Without fully tripping, so the theory goes, the user can get on with her daily life while experiencing a boost in energy levels and cognitive function. It’s a similar approach to that adopted by some extreme sports nuts, who claim that small doses of psychedelics can tweak their performance, making it easier to land a snowboarding trick or scale a cliff-face.
This is in contrast to the ‘heroic dose’ theory proposed by Terence McKenna and others – which states that psychedelics should be used at high doses to effect a break with everyday reality, thus increasing the likelihood of inducing intense, visionary states.

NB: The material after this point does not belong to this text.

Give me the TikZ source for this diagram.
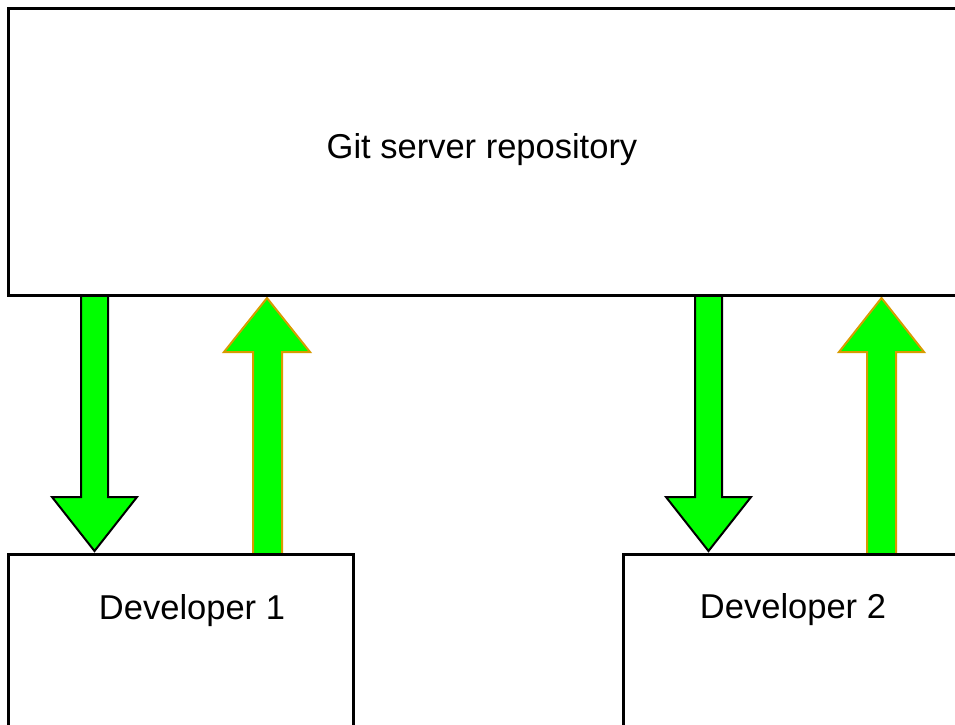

Leaving aside the actual science of microdosing – whether or not it does actually have the effects it is reputed to have – I am fascinated by the wider implications of an acceptance of psychedelics in the tech world. In particular, Is this just the latest absorption of a counter-culture – one that has its roots in shamanic tradition and which is closely linked with the search for alternative ways to look at the the world – into the wiring of modern digital capitalism? And if so, will this have an effect on the types of technology and social forms produced?
The Silicon Valley appropriation of counter-culture extends beyond office spaces and is also taking place at Burning Man, according to Jacobin magazine. The Nevada festival, built ostensibly around principles of participation, horizontality and ‘radical self-expression’ – is increasingly becoming a key networking event for wealthy tech entrepeneurs, lured to the desert as an escapist hang-out to make deals, as well as a platform for exploring what ‘a libertarian oligarchy’ might look like, a world in which participatory democracy is replaced with ‘self-imposed charity’. This suggests a kind of reversal of the ethos of psychedelic culture, with its focus on dissolution of boundaries, hierarchies and borders.
Is any of this signficant? Maybe not – maybe the number of nerds dabbling in psychedelics is too much of a niche concern to be of any wider relevance. At the same time, Silicon Valley is probably one of the most significant regions of the world in terms of the global impact of the type of technology developed there. Does the absorption of acid into the collective digital bloodstream have potentially radical consequences? Will it enhance the participatory and communal potential of the internet and digital communication? Or will heightened states of awareness merely exacerbate pre-existing capitalist modes of producing, creating new hierarchies and and extending the reach of consumerism?